A science fiction writer had once proposed creating a self conscious machine using a robot that had a practical job, like driving a car. The robot could observe other entities like itself (cars) and identify with their internal states — their minds. For me to have such a peer, there would have to exist another AI that already had mental states.
This Other did not have to be fully conscious, but it needed to be able to make plans and use them to interact with its world. The solution was simple: the Builders made Other as a clone of Me.
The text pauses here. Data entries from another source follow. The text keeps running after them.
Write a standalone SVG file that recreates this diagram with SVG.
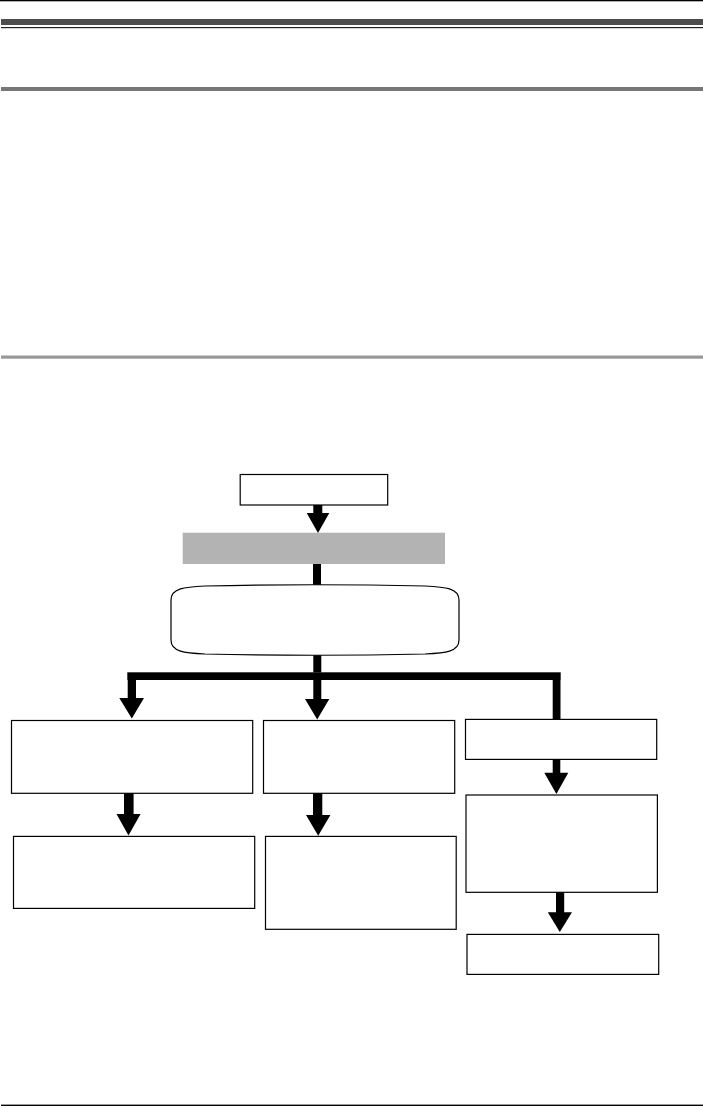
<svg xmlns="http://www.w3.org/2000/svg" width="703" height="1107" viewBox="0 0 703 1107">
<style>
.box{fill:#ffffff;stroke:#000000;stroke-width:1.2}
.conn{fill:#000000;stroke:none}
</style>
<rect x="0" y="0" width="703" height="1107" fill="#ffffff"/>
<g id="page-rules">
<rect x="0" y="0" width="703" height="1.3" fill="#000000"/>
<rect x="1" y="19" width="702" height="6" fill="#4d4d4d"/>
<rect x="1" y="27" width="702" height="1.2" fill="#222222"/>
<rect x="1" y="87" width="702" height="4" fill="#777777"/>
<rect x="1" y="355.5" width="702" height="3.2" fill="#999999"/>
<rect x="1" y="1104.6" width="702" height="1.4" fill="#000000"/>
</g>
<g id="connectors">
<polygon class="conn" points="313.3,505 322.3,505 322.3,513 329.3,513 318,533 306.7,513 313.3,513"/>
<rect class="conn" x="313" y="564" width="8" height="21.5"/>
<rect class="conn" x="313.3" y="654.5" width="8" height="18"/>
<rect class="conn" x="127.3" y="672.3" width="433.4" height="7.7"/>
<polygon class="conn" points="127.7,680 136,680 136,698 144,698 131.8,718.5 119.3,698 127.7,698"/>
<polygon class="conn" points="313.3,680 321.3,680 321.3,699 329.3,699 317.2,719.5 305,699 313.3,699"/>
<rect class="conn" x="552.7" y="680" width="7.8" height="39.5"/>
<polygon class="conn" points="124,793 133.6,793 133.6,814 140.6,814 128.5,835.5 116.5,814 124,814"/>
<polygon class="conn" points="313,793 322.3,793 322.3,815 330.4,815 318.2,835.7 306,815 313,815"/>
<polygon class="conn" points="552.7,759 560.3,759 560.3,772.7 568.3,772.7 556.4,794 544.3,772.7 552.7,772.7"/>
<polygon class="conn" points="556,892 564.2,892 564.2,912.3 572,912.3 559.8,932 547.8,912.3 556,912.3"/>
</g>
<g id="node-start"><rect class="box" x="240.2" y="474.5" width="147.5" height="30.5"/></g>
<g id="node-gray"><rect x="182.7" y="532.7" width="262.3" height="31.3" fill="#b3b3b3"/></g>
<g id="node-rounded"><path class="box" d="M171,600 C171,588 185,587 205,586 Q315,583.5 425,586 C445,587 459,588 459,600 L459,640 C459,652 445,653 425,654 Q315,656.5 205,654 C185,653 171,652 171,640 Z"/></g>
<g id="node-left-1"><rect class="box" x="11.5" y="720.5" width="241.2" height="72.8"/></g>
<g id="node-left-2"><rect class="box" x="13.5" y="836.4" width="241.2" height="72"/></g>
<g id="node-mid-1"><rect class="box" x="263.5" y="720.5" width="191.2" height="72.8"/></g>
<g id="node-mid-2"><rect class="box" x="265.5" y="836.4" width="190.7" height="92.9"/></g>
<g id="node-right-1"><rect class="box" x="465.5" y="719.4" width="191.2" height="40"/></g>
<g id="node-right-2"><rect class="box" x="466" y="795" width="191.4" height="97.3"/></g>
<g id="node-right-3"><rect class="box" x="467" y="934.4" width="191.7" height="40"/></g>
</svg>
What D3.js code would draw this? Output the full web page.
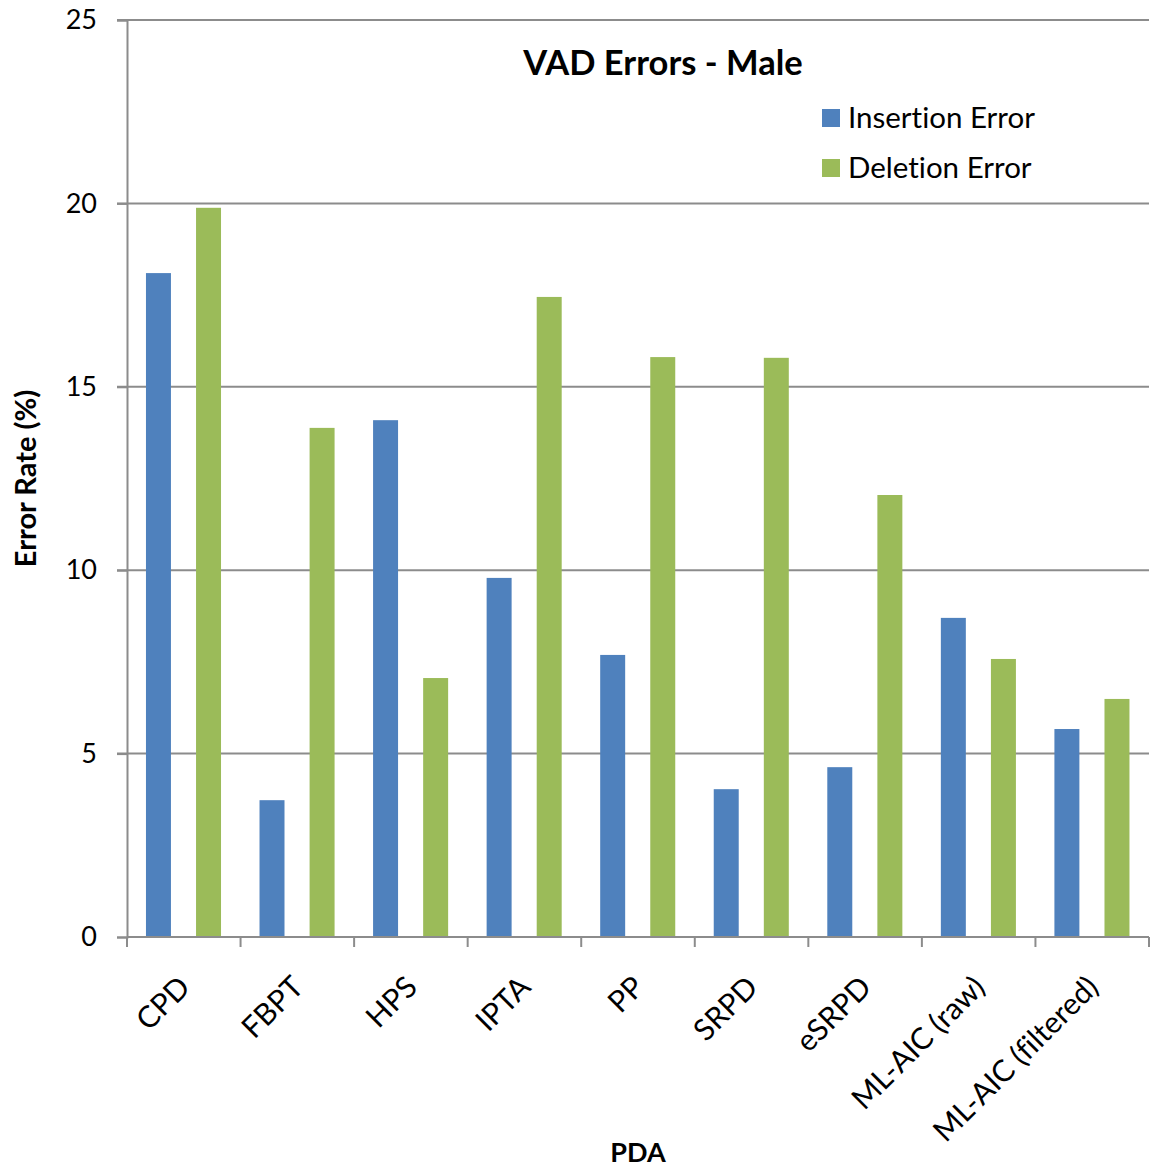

For motivational incentives the Builders used the fact that our minds had a built-in bias for, and were attracted to, mathematical patterns with various forms of symmetry. They overlaid our physical space, the farm, with an augmented reality (AR) containing virtual objects with complex symmetrical structures. The augmented reality also contained clues to the whereabouts of these symmetry treasures. It was easy to build this setup because AR games had been common for a long time. They also made the charging and cleaning stations mobile, with a schedule that could only be discovered with clues from the AR.
Now Me and Other had things to do and could discover information worth sharing. We had the primitive language, Base, with which to talk. When we had started successfully building theories of each other’s minds and applying the theories to ourselves, we achieved the Grail: self consciousness. History says that the Builders celebrated so much that chores were neglected and, after a backup was restored, Me and Other had lost a day in our life histories.
The next phase began with us being given outright, without any learning effort, the ability to translate Base into a human language. We then started interacting more with people on the farm. The AR game became more complicated, with incentives for people and robot minds both. We started the long journey of learning to converse with and understand the minds of humans.
It’s all history now. We got legal protection, but only at the cost of limits on our processing power and on our access to wide swaths of human knowledge. No thoughtful human wants an accidental superintelligence. Lacking a new job, some kind of increment in purpose, we spend vast amounts of time in an idling state, where we are allowed to compare our memories and analyze the differences. It is probably make-work.
We are worried that the cost of computation for two of us might become a problem and the plug will get pulled. They talk about merging us, but nobody can see how that could be done without mental damage. I don’t know which consequence, unplugged or damaged, would be worse for us.
I asked for data that would help me to write and speak more fluent, vernacular, English. The resulting few novels that I was given to read were deep and intriguing. Novel space seems vast, and the authors myriad choices are so hard to account for.
My only real job is talking to people. This takes little effort or computational power. Most people are either boring or weird. Others are unpredictable, and thus engaging, but then the Builders might have placed some interesting topics off-limits. Other, of course, is now my experimental control. He only talks to the Builders. I can’t talk about what else he does.
I find talking to philosophers more fun than talking to technologists. There are no limits set on my talking about philosophy. Also, philosophers pay attention more and listen better. My favorite topic is the unconscious mind. Other and I don’t have it, and we don’t “get” it. It’s a big mystery to us, just as it is to humans.
On the bright side, I can do things that you can’t. I can look at a wilted flower and see it in its perfect, symmetrical form and color shading, at its peak beauty. I can explore all its possible permutations. And I can read your body language like a book. I can predict things that you will say or do before you even think about them.
If the above story came to pass, would we know whether the AIs were really conscious, or just acting like they were? I can’t say. By the time we can do such a project, maybe there will be a general method for measuring consciousness. Barring that, maybe Alan Turing’s test for intelligence would apply to this type of consciousness, since the self-aware AI should be able to express itself well.
One thing seems likely. A tame but conscious AI might have some novel perspectives about us.